What might change is the yield you'd use to discount this singular known future value. Why? Well, imagine you bought a 1 year CD for principal $P$ and a nominal yield $y$, which was the going rate when you entered the market. The market being that set of institutions from that country who are also offering 1 year CDs on principals the size of $P$. Now where does this number come from? Well, as you'd imagine, it is sensitive to short term interest rates. So Imagine you just bought this new CD and got a rate of $y$ when that very moment the domestic central bank raised the short term policy rate by a whole percentage point. Well, the CD market would adjust and offer the marginal next customer a higher rate of return $y^\prime$. So when you come to present value the same fixed future value $P(1+y)$ you get $P \times \frac{1+y}{1+y^\prime}$ since the fraction is less than 1, which results in some amount less than $P$. That is, the fair value of your security, this instrument which was going to give you $P(1+y)$ in a year, is now worth less than $P$. Another way of saying this is that the value of the CD is sensitive to fluctuations in interest rates in the economy. It has interest rate risk. That new value, call it $P^\prime$, is the new fair value of the CD.

The only moving part here is $y^\prime$, the single prevailing rate you discount your future payment. This, in a sense, is also the market price. Now this is unlike more complex securities in a number of ways. Often other securities have more moving parts, but you'll always just have a single market price. But for now, enjoy the simplicity of the relationship. Regardless of how the market actually quotes this rate, whether they tell you it as the current value $P^\prime$, whether it is quoted as $y^\prime$ itself, whether it is $100-y^\prime$ or any other transformation, the bottom line is, that market quote can be transformed into $y^\prime$. Now imagine I had two CDs, each with different nominal yields $y_1$ and $y_2$, on identical principals $P$ and expiry 1 (year). Clearly they'll be worth different amounts in any given prevailing market environment $y^\prime$ and time to expiry $t$.
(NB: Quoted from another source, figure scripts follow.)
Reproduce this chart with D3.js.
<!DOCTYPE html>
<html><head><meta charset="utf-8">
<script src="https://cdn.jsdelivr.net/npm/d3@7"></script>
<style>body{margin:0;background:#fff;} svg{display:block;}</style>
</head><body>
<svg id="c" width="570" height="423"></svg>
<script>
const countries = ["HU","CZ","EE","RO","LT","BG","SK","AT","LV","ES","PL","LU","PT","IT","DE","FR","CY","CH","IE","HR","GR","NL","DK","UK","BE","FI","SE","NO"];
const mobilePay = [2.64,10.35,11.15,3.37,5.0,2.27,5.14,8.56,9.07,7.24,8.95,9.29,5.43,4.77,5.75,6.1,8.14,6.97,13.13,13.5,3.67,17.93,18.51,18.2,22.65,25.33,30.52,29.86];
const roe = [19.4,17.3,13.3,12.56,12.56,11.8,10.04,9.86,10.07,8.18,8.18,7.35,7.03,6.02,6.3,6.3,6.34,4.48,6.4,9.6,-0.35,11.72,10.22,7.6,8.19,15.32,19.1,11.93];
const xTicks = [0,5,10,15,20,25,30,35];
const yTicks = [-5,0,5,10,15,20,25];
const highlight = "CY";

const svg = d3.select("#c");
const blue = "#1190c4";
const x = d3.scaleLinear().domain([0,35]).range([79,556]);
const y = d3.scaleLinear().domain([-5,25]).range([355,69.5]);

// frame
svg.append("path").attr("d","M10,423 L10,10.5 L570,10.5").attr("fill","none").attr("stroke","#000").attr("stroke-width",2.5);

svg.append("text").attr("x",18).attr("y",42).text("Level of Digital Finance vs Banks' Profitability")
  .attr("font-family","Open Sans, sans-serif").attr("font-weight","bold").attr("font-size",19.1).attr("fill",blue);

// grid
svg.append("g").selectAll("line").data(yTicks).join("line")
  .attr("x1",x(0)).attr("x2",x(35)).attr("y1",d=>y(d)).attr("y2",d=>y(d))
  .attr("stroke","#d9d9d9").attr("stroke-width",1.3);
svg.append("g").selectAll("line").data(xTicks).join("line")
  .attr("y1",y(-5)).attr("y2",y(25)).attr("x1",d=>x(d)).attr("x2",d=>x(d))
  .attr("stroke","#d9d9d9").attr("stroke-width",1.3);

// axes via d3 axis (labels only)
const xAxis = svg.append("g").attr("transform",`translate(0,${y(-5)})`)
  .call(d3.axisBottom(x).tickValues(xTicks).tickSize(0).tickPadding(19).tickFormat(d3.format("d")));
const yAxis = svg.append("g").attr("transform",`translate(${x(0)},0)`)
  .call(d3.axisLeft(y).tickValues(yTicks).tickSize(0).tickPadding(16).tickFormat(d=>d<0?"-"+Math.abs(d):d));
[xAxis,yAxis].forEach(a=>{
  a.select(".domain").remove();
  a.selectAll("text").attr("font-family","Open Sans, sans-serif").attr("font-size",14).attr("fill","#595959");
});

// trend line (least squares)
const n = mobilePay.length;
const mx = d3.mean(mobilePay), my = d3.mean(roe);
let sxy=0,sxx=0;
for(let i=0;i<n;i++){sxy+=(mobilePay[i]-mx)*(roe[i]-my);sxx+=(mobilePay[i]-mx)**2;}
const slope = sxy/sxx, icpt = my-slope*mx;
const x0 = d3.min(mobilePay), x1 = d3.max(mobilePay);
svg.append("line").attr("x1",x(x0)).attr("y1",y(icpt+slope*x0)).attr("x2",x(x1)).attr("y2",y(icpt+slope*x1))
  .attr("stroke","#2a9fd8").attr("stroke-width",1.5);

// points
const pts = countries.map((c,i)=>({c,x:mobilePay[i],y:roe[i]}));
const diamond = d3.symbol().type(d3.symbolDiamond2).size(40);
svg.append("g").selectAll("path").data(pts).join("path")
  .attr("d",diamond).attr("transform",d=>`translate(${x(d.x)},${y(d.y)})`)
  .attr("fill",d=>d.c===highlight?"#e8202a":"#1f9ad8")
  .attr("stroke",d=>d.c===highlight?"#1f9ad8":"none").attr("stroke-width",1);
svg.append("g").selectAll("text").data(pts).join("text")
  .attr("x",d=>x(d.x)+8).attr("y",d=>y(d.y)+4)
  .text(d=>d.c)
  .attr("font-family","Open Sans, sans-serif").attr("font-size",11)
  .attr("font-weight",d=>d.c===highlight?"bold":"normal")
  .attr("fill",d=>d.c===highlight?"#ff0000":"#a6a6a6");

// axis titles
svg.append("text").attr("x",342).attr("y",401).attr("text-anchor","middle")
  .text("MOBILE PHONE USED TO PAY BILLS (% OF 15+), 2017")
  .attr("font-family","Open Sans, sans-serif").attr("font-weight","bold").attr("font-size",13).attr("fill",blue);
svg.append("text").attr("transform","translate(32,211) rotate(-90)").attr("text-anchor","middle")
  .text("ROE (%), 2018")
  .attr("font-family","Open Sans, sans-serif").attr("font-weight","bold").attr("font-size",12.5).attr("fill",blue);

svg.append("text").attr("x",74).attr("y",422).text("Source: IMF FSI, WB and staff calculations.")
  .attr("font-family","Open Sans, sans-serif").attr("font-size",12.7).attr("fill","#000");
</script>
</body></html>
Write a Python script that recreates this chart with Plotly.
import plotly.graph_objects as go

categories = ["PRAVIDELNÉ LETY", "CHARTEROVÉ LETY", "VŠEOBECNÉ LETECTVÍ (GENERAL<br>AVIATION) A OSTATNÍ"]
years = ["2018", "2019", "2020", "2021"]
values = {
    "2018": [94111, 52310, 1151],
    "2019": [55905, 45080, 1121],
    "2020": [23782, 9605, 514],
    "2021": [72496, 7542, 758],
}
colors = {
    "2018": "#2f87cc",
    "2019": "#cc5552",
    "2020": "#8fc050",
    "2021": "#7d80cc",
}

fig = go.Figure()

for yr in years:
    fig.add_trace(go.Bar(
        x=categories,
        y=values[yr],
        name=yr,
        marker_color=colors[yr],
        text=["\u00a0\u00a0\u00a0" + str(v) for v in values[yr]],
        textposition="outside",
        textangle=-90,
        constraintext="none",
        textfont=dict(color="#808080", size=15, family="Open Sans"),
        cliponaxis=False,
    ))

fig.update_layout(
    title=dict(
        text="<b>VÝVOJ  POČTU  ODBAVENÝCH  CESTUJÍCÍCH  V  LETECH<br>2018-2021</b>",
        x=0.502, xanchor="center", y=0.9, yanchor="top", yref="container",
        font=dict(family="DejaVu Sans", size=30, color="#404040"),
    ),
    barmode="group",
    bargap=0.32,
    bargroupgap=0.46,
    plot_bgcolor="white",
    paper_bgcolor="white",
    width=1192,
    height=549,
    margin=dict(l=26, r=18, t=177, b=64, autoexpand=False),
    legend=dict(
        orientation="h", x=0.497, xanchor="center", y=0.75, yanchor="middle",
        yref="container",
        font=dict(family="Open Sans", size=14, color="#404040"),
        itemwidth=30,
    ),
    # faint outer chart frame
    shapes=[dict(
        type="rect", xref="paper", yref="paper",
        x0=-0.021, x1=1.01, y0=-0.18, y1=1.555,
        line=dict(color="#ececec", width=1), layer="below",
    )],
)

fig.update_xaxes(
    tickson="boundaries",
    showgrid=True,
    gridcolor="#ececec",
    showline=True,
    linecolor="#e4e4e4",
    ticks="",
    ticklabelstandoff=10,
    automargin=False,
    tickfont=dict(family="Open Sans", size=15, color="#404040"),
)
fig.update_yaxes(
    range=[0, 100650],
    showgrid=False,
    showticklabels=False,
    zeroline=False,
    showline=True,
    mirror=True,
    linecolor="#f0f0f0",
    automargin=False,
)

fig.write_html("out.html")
Just for now, let's pretend the market quotes the market yield as the current cash value of an invested principal $P=1$. That is, pretend the market price of a CD is expressed as $P^\prime = \frac{1+y}{1+y^\prime}$. This market price is then synonymous with the fair value of the instrument, which is also $P^\prime$. That identity relationship doesn't often happen with other financial instruments. With other instruments, there's a gap between the market price and the fair value.